We here at Uproxx Life, we want you to travel. If you can just make it happen, we believe your life will be better for it. Some adventures are death-defying exercises, others are just getaways to escape everyday life. Wherever you find yourself on the spectrum of world traveler, we hope to help.
With our new series of Uproxx Pocket Guides, we hope to provide the encouragement needed for you to go out and explore. Whether you only have a weekend to play with or are planning a year-long trek around the globe, our goal is to shine a light on places that deserve a visit. These aren’t meant to be comprehensive guides, more like movie trailers that will grab your attention and convince you to dig deeper.

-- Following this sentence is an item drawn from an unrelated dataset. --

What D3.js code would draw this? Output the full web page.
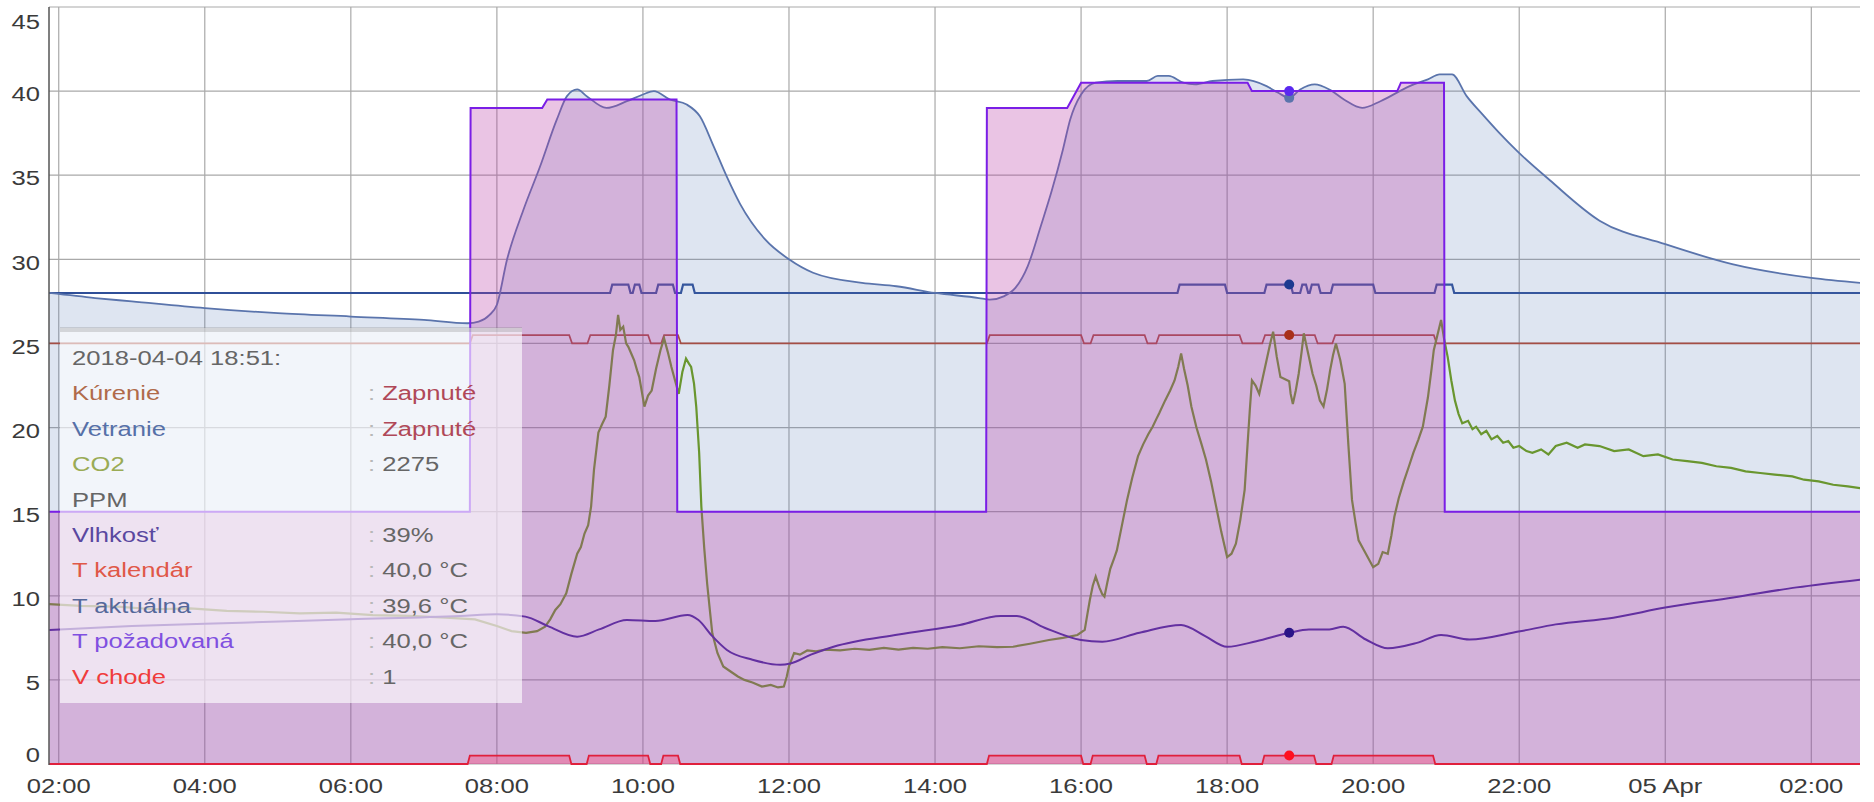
<!DOCTYPE html>
<html><head><meta charset="utf-8">
<script src="https://cdn.jsdelivr.net/npm/d3@7"></script>
<style>
html,body{margin:0;padding:0;background:#fff;}
svg{display:block;}
text{font-family:"Liberation Sans",Arial,sans-serif;}
</style></head>
<body><svg id="c" width="1874" height="802"></svg>
<script>
// ---------- DATA (hours of 2018-04-04; >24 = next day) ----------
const startHour = 1 + 52/60, endHour = 26 + 40/60;
const yTicks = [0,5,10,15,20,25,30,35,40,45];

const tAktualna = [[1.87,28.0],[2.5,27.7],[3.0,27.5],[4.0,27.1],[5.0,26.8],[6.0,26.6],[7.0,26.4],[7.6,26.2],[7.75,26.3],[7.9,26.7],[8.0,27.3],[8.14,30.0],[8.36,32.9],[8.59,35.5],[8.82,38.3],[8.96,39.7],[9.1,40.1],[9.23,39.7],[9.5,39.0],[9.78,39.4],[10.0,39.8],[10.15,40.0],[10.37,39.5],[10.6,39.2],[10.78,38.5],[10.97,36.7],[11.15,34.9],[11.33,33.3],[11.67,31.2],[12.0,30.0],[12.33,29.2],[13.0,28.6],[13.47,28.4],[14.0,28.0],[14.6,27.7],[14.75,27.6],[14.94,27.8],[15.1,28.3],[15.27,29.6],[15.45,32.0],[15.6,34.1],[15.75,36.5],[15.85,38.3],[16.0,39.8],[16.2,40.5],[16.5,40.6],[16.9,40.6],[17.05,40.9],[17.2,40.9],[17.4,40.5],[17.56,40.4],[17.8,40.6],[18.22,40.7],[18.54,40.3],[18.7,39.9],[18.85,39.6],[19.0,40.1],[19.2,40.4],[19.4,40.1],[19.6,39.5],[19.85,39.0],[20.1,39.4],[20.5,40.3],[20.75,40.7],[20.91,41.0],[21.08,41.0],[21.28,39.7],[21.5,38.6],[21.73,37.5],[21.98,36.4],[22.42,34.7],[23.1,32.3],[24.0,30.9],[24.93,29.7],[26.0,28.9],[26.67,28.6]];

const tPozadovana = [[1.87,15],[7.63,15],[7.64,39],[8.62,39],[8.69,39.5],[10.46,39.5],[10.47,15],[14.70,15],[14.71,39],[15.81,39],[16.0,40.5],[18.28,40.5],[18.34,40],[20.33,40],[20.38,40.5],[20.97,40.5],[20.98,15],[26.67,15]];

const vlhkost = [[1.87,7.97],[3.0,8.2],[4.5,8.4],[6.0,8.6],[7.5,8.8],[8.0,8.9],[8.39,8.76],[8.7,8.2],[9.1,7.57],[9.4,8.0],[9.78,8.56],[10.17,8.5],[10.61,8.86],[10.76,8.56],[10.95,7.6],[11.15,6.78],[11.5,6.2],[11.88,5.9],[12.02,5.98],[12.3,6.5],[12.61,6.97],[13.5,7.7],[14.34,8.26],[14.9,8.8],[15.12,8.8],[15.5,8.1],[16.0,7.37],[16.29,7.27],[16.8,7.8],[17.37,8.26],[17.7,7.6],[18.0,6.97],[18.4,7.3],[18.85,7.8],[19.12,8.0],[19.4,8.0],[19.59,8.16],[19.9,7.4],[20.2,6.88],[20.6,7.2],[20.93,7.67],[21.32,7.4],[21.99,7.87],[22.5,8.3],[23.29,8.7],[24.0,9.3],[24.93,9.9],[25.8,10.5],[26.67,10.96]];

const co2 = [[1.87,9.5],[2.3,9.4],[2.8,9.35],[3.3,9.2],[3.8,9.25],[4.3,9.1],[4.8,9.05],[5.3,8.95],[5.8,9.0],[6.3,8.85],[6.8,8.8],[7.3,8.7],[7.7,8.6],[8.0,8.2],[8.2,7.9],[8.4,7.8],[8.55,7.9],[8.66,8.16],[8.73,8.6],[8.8,9.16],[8.87,9.5],[8.95,10.15],[9.02,11.3],[9.1,12.5],[9.15,12.9],[9.2,13.7],[9.25,14.2],[9.29,15.3],[9.33,17.5],[9.39,19.7],[9.44,20.2],[9.49,20.65],[9.54,22.5],[9.59,24.6],[9.63,25.5],[9.66,26.7],[9.69,25.8],[9.73,26.0],[9.77,25.0],[9.8,24.8],[9.85,24.3],[9.88,24.0],[9.92,23.4],[9.95,23.0],[9.99,22.0],[10.02,21.25],[10.07,21.9],[10.12,22.2],[10.18,23.5],[10.24,24.6],[10.29,25.3],[10.34,24.5],[10.39,23.6],[10.44,22.8],[10.49,22.0],[10.54,23.3],[10.59,24.1],[10.63,23.8],[10.66,23.6],[10.7,22.6],[10.73,21.25],[10.77,18.5],[10.8,15.3],[10.84,12.8],[10.88,10.7],[10.92,9.0],[10.95,7.77],[11.02,6.6],[11.1,5.8],[11.2,5.5],[11.3,5.2],[11.39,5.0],[11.5,4.85],[11.63,4.6],[11.75,4.7],[11.85,4.55],[11.93,4.6],[11.97,5.2],[12.0,5.8],[12.07,6.6],[12.15,6.5],[12.25,6.75],[12.37,6.7],[12.5,6.8],[12.7,6.75],[12.9,6.85],[13.1,6.78],[13.3,6.9],[13.5,6.8],[13.7,6.9],[13.9,6.85],[14.1,6.95],[14.34,6.88],[14.6,7.0],[14.85,6.95],[15.07,6.97],[15.3,7.15],[15.56,7.37],[15.75,7.5],[15.95,7.67],[16.05,7.97],[16.09,9.0],[16.12,9.75],[16.16,10.6],[16.2,11.14],[16.25,10.5],[16.29,10.1],[16.32,9.95],[16.36,10.8],[16.4,11.6],[16.45,12.2],[16.49,12.7],[16.56,14.2],[16.63,15.7],[16.7,17.0],[16.78,18.3],[16.85,19.0],[16.92,19.6],[16.98,20.05],[17.03,20.5],[17.07,20.85],[17.15,21.6],[17.22,22.2],[17.28,22.8],[17.33,23.6],[17.37,24.4],[17.41,23.5],[17.46,22.5],[17.51,21.25],[17.58,20.0],[17.65,19.0],[17.71,18.1],[17.78,16.8],[17.85,15.3],[17.92,13.8],[18.0,12.3],[18.06,12.5],[18.12,13.1],[18.18,14.5],[18.24,16.3],[18.28,19.0],[18.31,21.0],[18.34,22.8],[18.39,22.5],[18.44,22.0],[18.49,23.0],[18.54,24.0],[18.59,25.0],[18.63,25.7],[18.68,24.2],[18.73,23.0],[18.78,22.9],[18.85,22.75],[18.87,22.0],[18.9,21.4],[18.94,22.2],[18.98,23.2],[19.02,24.5],[19.05,25.6],[19.1,24.6],[19.17,23.2],[19.22,22.5],[19.27,21.6],[19.32,21.25],[19.37,22.3],[19.41,23.4],[19.45,24.3],[19.49,25.0],[19.55,24.0],[19.61,22.6],[19.66,19.0],[19.71,15.7],[19.76,14.3],[19.8,13.3],[19.9,12.5],[20.0,11.7],[20.07,11.9],[20.13,12.6],[20.2,12.5],[20.25,13.6],[20.29,14.7],[20.35,15.8],[20.42,16.8],[20.49,17.7],[20.55,18.5],[20.62,19.3],[20.68,20.05],[20.75,21.8],[20.8,23.5],[20.83,24.6],[20.88,25.5],[20.93,26.4],[20.97,25.3],[21.02,24.2],[21.07,22.8],[21.12,21.6],[21.17,20.8],[21.22,20.25],[21.3,20.4],[21.36,19.9],[21.41,20.05],[21.48,19.6],[21.55,19.8],[21.62,19.3],[21.7,19.5],[21.78,19.1],[21.85,19.2],[21.92,18.8],[22.0,18.9],[22.1,18.6],[22.18,18.5],[22.3,18.7],[22.4,18.4],[22.5,18.9],[22.65,19.1],[22.8,18.8],[22.9,19.0],[23.1,18.9],[23.3,18.6],[23.5,18.7],[23.7,18.3],[23.9,18.4],[24.1,18.1],[24.3,18.0],[24.5,17.9],[24.7,17.7],[24.9,17.6],[25.1,17.4],[25.3,17.3],[25.5,17.2],[25.74,17.1],[25.9,16.9],[26.1,16.8],[26.3,16.6],[26.5,16.5],[26.67,16.4]];

// on/off intervals (hours) and their plotted levels
const kurenieOn  = [[7.63,8.99],[9.24,10.07],[10.25,10.48],[14.71,16.0],[16.13,16.87],[17.03,18.17],[18.48,19.2],[19.44,20.83]];
const kurenieLevels = [25, 25.5];
const vetranieOn = [[9.55,9.80],[9.86,9.95],[10.18,10.41],[10.52,10.68],[17.32,17.97],[18.51,18.87],[19.0,19.08],[19.13,19.25],[19.42,20.0],[20.84,21.08]];
const vetranieLevels = [28, 28.5];
const vChodeOn   = [[7.6,8.99],[9.23,10.07],[10.25,10.48],[14.71,16.0],[16.13,16.87],[17.03,18.17],[18.48,19.19],[19.43,20.82]];
const vChodeLevels = [0, 0.5];

const hoverHour = 18.85;
const tooltipRows = [
  ["2018-04-04 18:51:", "", "#666666", "#666666"],
  ["Kúrenie", "Zapnuté", "#b06a4a", "#b04858"],
  ["Vetranie", "Zapnuté", "#5670a8", "#b04858"],
  ["CO2", "2275", "#9aab55", "#666666"],
  ["PPM", "", "#666666", "#666666"],
  ["Vlhkosť", "39%", "#5a48a0", "#666666"],
  ["T kalendár", "40,0 °C", "#e05848", "#666666"],
  ["T aktuálna", "39,6 °C", "#55689a", "#666666"],
  ["T požadovaná", "40,0 °C", "#8050e0", "#666666"],
  ["V chode", "1", "#f03c3c", "#666666"]
];

// ---------- SCALES ----------
const base = Date.UTC(2018,3,4);
const toDate = h => new Date(base + h*3600000);
const L = 49, R = 1860, T = 7, B = 764;
const x = d3.scaleUtc().domain([toDate(startHour), toDate(endHour)]).range([L,R]);
const y = d3.scaleLinear().domain([0,45]).range([B,T]);
const svg = d3.select("#c");

function stepSeries(intervals, levels, ramp){
  const pts = [[startHour, levels[0]]];
  intervals.forEach(([a,b])=>{
    pts.push([a,levels[0]],[a+ramp,levels[1]],[b,levels[1]],[b+ramp,levels[0]]);
  });
  pts.push([endHour, levels[0]]);
  return pts;
}
const kurenie = stepSeries(kurenieOn, kurenieLevels, 0.04);
const vetranie = stepSeries(vetranieOn, vetranieLevels, 0.03);
const vChode = stepSeries(vChodeOn, vChodeLevels, 0.03);

svg.append("defs").append("clipPath").attr("id","clip")
  .append("rect").attr("x",L).attr("y",T-2).attr("width",R-L).attr("height",B-T+3);

// ---------- GRID ----------
const xt = x.ticks(d3.utcHour.every(2));
const grid = svg.append("g");
grid.selectAll("line.v").data(xt).join("line")
  .attr("x1",d=>x(d)).attr("x2",d=>x(d)).attr("y1",T).attr("y2",B)
  .attr("stroke","#a9a9a9").attr("stroke-width",1.2);
grid.selectAll("line.h").data(yTicks).join("line")
  .attr("x1",L).attr("x2",R).attr("y1",d=>y(d)).attr("y2",d=>y(d))
  .attr("stroke","#a9a9a9").attr("stroke-width",1.2);

// ---------- SERIES ----------
const plot = svg.append("g").attr("clip-path","url(#clip)");
const line = d3.line().x(d=>x(toDate(d[0]))).y(d=>y(d[1]));
const smooth = d3.line().x(d=>x(toDate(d[0]))).y(d=>y(d[1])).curve(d3.curveMonotoneX);
const area = d3.area().x(d=>x(toDate(d[0]))).y0(y(0)).y1(d=>y(d[1]));
const smoothArea = d3.area().x(d=>x(toDate(d[0]))).y0(y(0)).y1(d=>y(d[1])).curve(d3.curveMonotoneX);

plot.append("path").attr("d",line(kurenie)).attr("fill","none").attr("stroke","#b8452c").attr("stroke-width",1.8);
plot.append("path").attr("d",line(vetranie)).attr("fill","none").attr("stroke","#2f4f98").attr("stroke-width",2.2);
plot.append("path").attr("d",line(co2)).attr("fill","none").attr("stroke","#6f9e10").attr("stroke-width",2.2);
plot.append("path").attr("d",smooth(vlhkost)).attr("fill","none").attr("stroke","#3a1a9a").attr("stroke-width",2);

plot.append("path").attr("d",smoothArea(tAktualna)).attr("fill","rgba(80,115,180,0.19)");
plot.append("path").attr("d",smooth(tAktualna)).attr("fill","none").attr("stroke","#5a74ac").attr("stroke-width",1.8);

plot.append("path").attr("d",area(tPozadovana)).attr("fill","rgba(185,60,165,0.30)");
plot.append("path").attr("d",line(tPozadovana)).attr("fill","none").attr("stroke","#7a1ee6").attr("stroke-width",2);

plot.append("path").attr("d",area(vChode)).attr("fill","rgba(255,60,110,0.35)");
plot.append("path").attr("d",line(vChode)).attr("fill","none").attr("stroke","#e0203c").attr("stroke-width",1.8);

// axis line left
svg.append("line").attr("x1",L).attr("x2",L).attr("y1",T).attr("y2",B+1).attr("stroke","#555").attr("stroke-width",1.5);

// ---------- HOVER DOTS ----------
function valAt(arr,h){
  for(let i=1;i<arr.length;i++){ if(arr[i][0]>=h){const a=arr[i-1],b=arr[i];const t=(h-a[0])/(b[0]-a[0]||1);return a[1]+t*(b[1]-a[1]);} }
  return arr[arr.length-1][1];
}
const dots = [[kurenie,"#a8301a"],[vetranie,"#1c3a90"],[vlhkost,"#2a1488"],[tAktualna,"#5a74ac"],[tPozadovana,"#5a28f0"],[vChode,"#ff1020"]];
dots.forEach(([arr,c])=>{
  svg.append("circle").attr("cx",x(toDate(hoverHour))).attr("cy",y(valAt(arr,hoverHour))).attr("r",5).attr("fill",c);
});

// ---------- AXES LABELS ----------
const lab = svg.append("g").attr("fill","#3a3a3a").style("font-size","21px");
yTicks.forEach(v=>{
  const cy = Math.max(22, Math.min(755, y(v)+3));
  lab.append("text").attr("transform",`translate(40,${cy}) scale(1.22,1)`).attr("text-anchor","end")
    .attr("dominant-baseline","central").text(v);
});
const fmt = d => d.getUTCHours()===0 ? d3.utcFormat("%d %b")(d) : d3.utcFormat("%H:%M")(d);
xt.forEach(d=>{
  lab.append("text").attr("transform",`translate(${x(d)},786) scale(1.22,1)`).attr("text-anchor","middle")
    .attr("dominant-baseline","central").text(fmt(d));
});

// ---------- TOOLTIP ----------
const tt = svg.append("g");
tt.append("rect").attr("x",60).attr("y",328).attr("width",462).attr("height",375)
  .attr("fill","rgba(255,255,255,0.62)");
tt.append("rect").attr("x",60).attr("y",327).attr("width",462).attr("height",5).attr("fill","rgba(120,120,120,0.25)");
tooltipRows.forEach((r,i)=>{
  const cy = 358 + i*35.4;
  tt.append("text").attr("transform",`translate(72,${cy}) scale(1.28,1)`).attr("dominant-baseline","central")
    .style("font-size","20px").attr("fill",r[2]).text(r[0]);
  if(i>0 && r[1]!==""){
    const t = tt.append("text").attr("transform",`translate(368,${cy}) scale(1.28,1)`).attr("dominant-baseline","central").style("font-size","20px");
    t.append("tspan").attr("fill","#b8b8b8").text(": ");
    t.append("tspan").attr("fill",r[3]).text(r[1]);
  }
});
</script></body></html>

Germany is one of those places that most Americans have a very similar mind’s-eye image of. Lederhosen. Huge beer mugs. Yodeling. A blue and white checkered flag. Fairytale castles. Buxom blondes falling out of dirndls. Most of those associations are more or less aligned with Bavarian culture, and stereotypes to boot. In reality, Germany is far more diverse and nuanced than people realize. Only unified for the last 150-odd years (and a lot of those years were disastrous), Germany is more a collection of unique states and people all living under one black, red, and gold banner.
With landscapes stretching from high alpine peaks, through massive forests, into low grassland, then sweeping down to coastlines on both the Baltic and North Seas, the country is shockingly varied — both geographically and culturally. Naturally, the cuisine and dialects also change. Translation: There’s a lot to explore.
Germany thrives on seasonal and local food. It’s one of the easiest places to eat seasonally. In fact, you might be unnerved at first. No asparagus outside of spring time. No pumpkins before September or after January. Spinach and kale appear when they’re in season, not year round. Farm stands pop up all over the country in the cities and on rural lanes selling local strawberries, asparagus, pumpkins, and other freshly harvested food. It’s a pleasant surprise to still have a close connection to agriculture in a very post-industrial society.
Restaurants reflect this trend. Daily menus are seasonal, and often cheaper than the standard menu items they have to import from abroad. If you’re ordering off the chalkboard menu, you’re almost certainly eating local and seasonally fresh food from that region. The white wursts and pretzels of the south give way to smoked salmon and eel in the north. The further west you go, the more and more French and Belgian cuisine deepens the menu. As you head east towards Berlin, the döner kebab and currywurst reign supreme.